The authors of the report – the United Nations, the European Union as well as government and non-government agencies – also noted that 39 countries and territories had experienced food crises in the last five years.
In these countries and territories, the population affected by high levels of acute food insecurity (IPC3 or worse) increased from 94 to 147 million people, between 2016 and 2020, the global network said.
It added that in the 55 food-crisis countries and territories covered by the report, more than 75 million children under five were stunted and at least 15 million showed signs of wasting in 2020.
While conflict will remain the major driver of food crises in 2021, COVID-19 and related containment measures and weather extremes will continue to exacerbate acute food insecurity in fragile economies.
“The COVID-19 pandemic has revealed the fragility of the global food system and the need for more equitable, sustainable and resilient systems to nutritiously and consistently feed 8.5 billion people by 2030.

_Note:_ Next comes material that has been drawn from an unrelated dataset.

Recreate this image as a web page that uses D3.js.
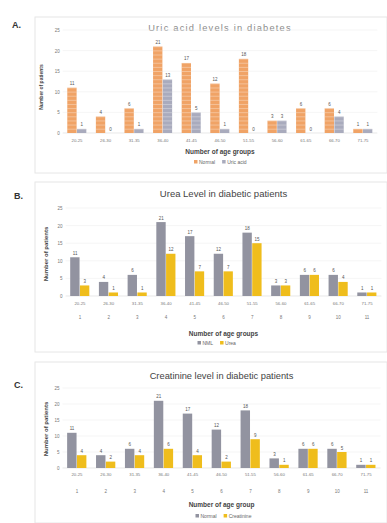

“A radical transformation of our agri-food systems is needed to achieve the Sustainable Development Goals”, said the European Union (EU), the UN Food and Agriculture Organization of the United Nations (FAO), the UN World Food Programme (WFP) – founding members of the Global Network – together with the US international development agency, USAID, in a statement.
In March 2021, UN chief Mr. Guterres established a famine-prevention task force, led by UN emergency relief chief Mark Lowcock, along with FAO and WFP and with the support of OCHA and other UN agencies as well as NGO partners.
The Task Force aims to bring coordinated, high-level attention to famine prevention and mobilise support to the most affected countries.
Human rights experts demand UAE provide ‘meaningful information’ on Sheikha Latifa
United Nations independent human rights experts on Tuesday demanded that the United Arab Emirates provide “meaningful information” on the fate of Sheikha Latifa Mohammed Al Maktoum as well as assurances regarding her safety and well-being, “without delay”.
Sheikha Latifa, the daughter of the Emir of Dubai, and Prime Minister of the UAE, Mohammed bin Rashid Al Maktoum, was reportedly abducted while attempting to flee the country in 2018. In February, footage was released that reportedly showed her being deprived of her liberty against her will.
Independent rights experts, including the UN Special Rapporteur on violence against women voiced concern that since the February video, and subsequent official request for further information on her situation, “no concrete information has been provided by the authorities”.
“The statement issued by the Emirates authorities’ merely indicating that she was being ‘cared for at home’ is not sufficient at this stage”, they added.
The rights experts also said they were troubled by the allegations of human rights violations against Sheikha Latifa, and of the possible threat to her life.
Evidence of well-being ‘urgently required’
According to the information received, she continues to be deprived of liberty, with no access to the outside world, they added, noting that “her continued incommunicado detention can have harmful physical and psychological consequences and may amount to cruel, inhuman or degrading treatment”.
“Evidence of life and assurances regarding her well-being are urgently required”, the human rights experts urged, calling for independent verification of the conditions under which Sheikha Latifa is being held, and for her immediate release.
In addition to the Special Rapporteur on violence against women, the call was made by the members of the working groups on enforced or involuntary disappearances; and on discrimination against women and girls; as well as the Special Rapporteurs on torture and other cruel, inhuman or degrading treatment or punishment; and on extrajudicial, summary or arbitrary execution.
The Special Rapporteurs and Working Groups are part of what is known as the Special Procedures of the Human Rights Council. The experts work on a voluntary basis; they are not UN staff and do not receive a salary. They are independent from any government or organization and serve in their individual capacity.